On the fateful morning of Jan. 17, Nicholas Grass ’05 knew, without asking, that his best friend Zachery Bradley ’05 was hungry. So, as was typical of the Yale baseball pitcher, Grass offered Bradley the last bite of his sandwich.

That was the last time the two friends spoke.

“If Nick had his way, there would be no tears cried today,” Bradley told a filled Battell Chapel at Grass’ memorial service Sunday afternoon.

A month and a half after Grass’ death, friends and family gathered to pay tribute to a Yalie who every speaker remembered as a true and passionate friend.

Grass, 19, of Holyoke, Mass., was one of four Yale students who died after their sport utility vehicle crashed into a jackknifed tractor-trailer rig on Jan. 17. Andrew Dwyer ’05, Sean Fenton ’04 and Kyle Burnat ’05 also died in the crash.

Between interludes of country music — a musical genre Grass learned to appreciate while at Yale — Grass’ friends and teammates, as well as his mother and two sisters, spoke at length about his commitment to friends and his fun-loving attitude.

“Nick was always the guy who would run into a friend’s fight, and — he would be the first one to get knocked out,” Nicholas Campbell ’05 said.

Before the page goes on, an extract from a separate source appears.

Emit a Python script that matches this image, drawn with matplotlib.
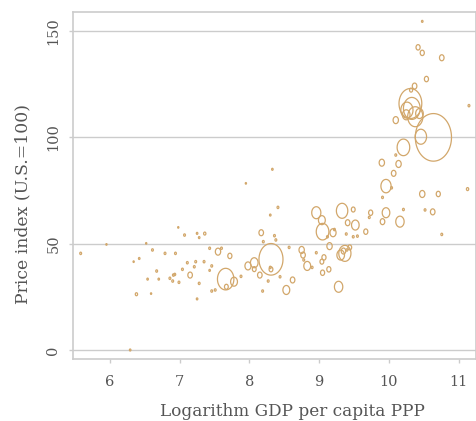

C.J. Orrico ’05, Grass’ teammate, recounted a dream he had during the difficult days after the accident. Orrico said he dreamed he was walking on a beach with members of the baseball team, and Grass pulled him aside to talk. In the dream, Grass told Orrico not to grieve or worry because he and the three other Yale students killed in the accident were “in an amazing place right now having fun.”

“He then hugged me, told me that he loved me and told me to wake up,” Orrico said. “I know Nick was with me that night.”

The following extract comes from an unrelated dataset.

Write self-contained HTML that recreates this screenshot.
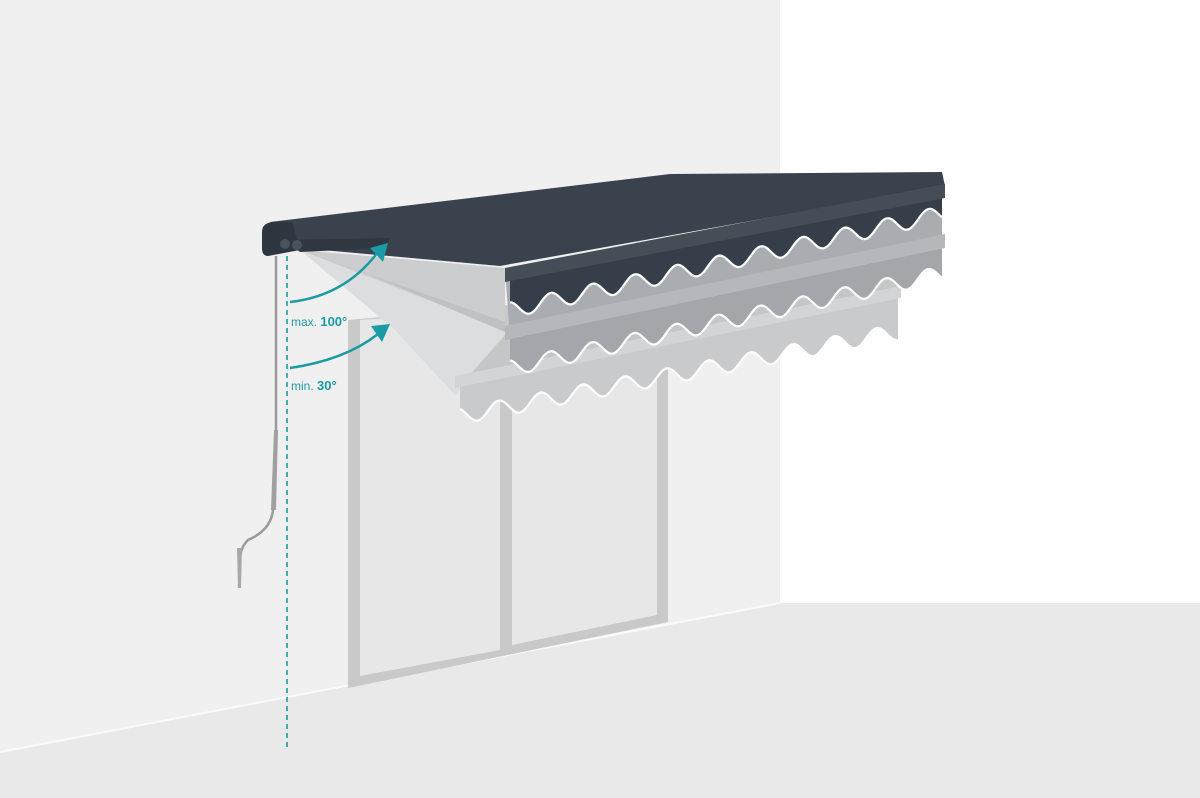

Several speakers talked about Grass’ enjoyment of karaoke, including his well-known “We Didn’t Start the Fire” routine, in which Grass would lip-sync and dance to the Billy Joel song.

“Nick Grass was always having more fun than you were,” Delta Kappa Epsilon President Nicholas Sinatra ’03 said. “He is eternally one-upping all of us.”

Even in Spanish, Grass’ least favorite subject, his zest for life stood out.

“Forget ‘seize the day,'” Spanish professor Sybil Alexandrov said. “With Nick it was ‘seize the nanosecond.'”

Alexandrov said although Grass struggled in Spanish, he worked hard and “gave it his all.”

Elliot Robson ’05, Grass’ roommate of two years, also spoke about Grass’ more serious side.

“Although he loved to go out at night, he was also a hardworking guy,” Robson said. “He was someone who every bit of life meant something to.”

Grass’ efforts extended beyond the classroom. Yale baseball coach John Stuper remembered Grass’ commitment on the baseball field. Although he was a pitcher, Grass offered to fill in for one of the team’s best hitters in case of an injury, Stuper said.

“His bullpen was major-league quality,” Stuper said. “He was going to be a starter this year for sure.”

Catina Grass, Nicholas Grass’ mother, spoke about her son’s frequent late-night phone calls — a habit of Grass’ that several speakers mentioned.

“He would frequently call home in the middle of the night, just to share his enthusiasm about whatever it was he was doing at the time,” Catina Grass said.

Stuper also read a letter from Grass’ father, who was unable to attend the service. In the letter, William Grass recounted that while it was one of the last schools to be interested in his son’s pitching, Yale was always Nicholas’ first choice.

“I don’t think I’ve ever seen Nick so happy or myself so proud as the day he got his acceptance letter,” William Grass said in the letter.

William Grass asked his son’s friends to “remember his keen wit, determination and zest for life.”

“I’ll make sure to bring my catcher’s gear when I see you next,” his father promised.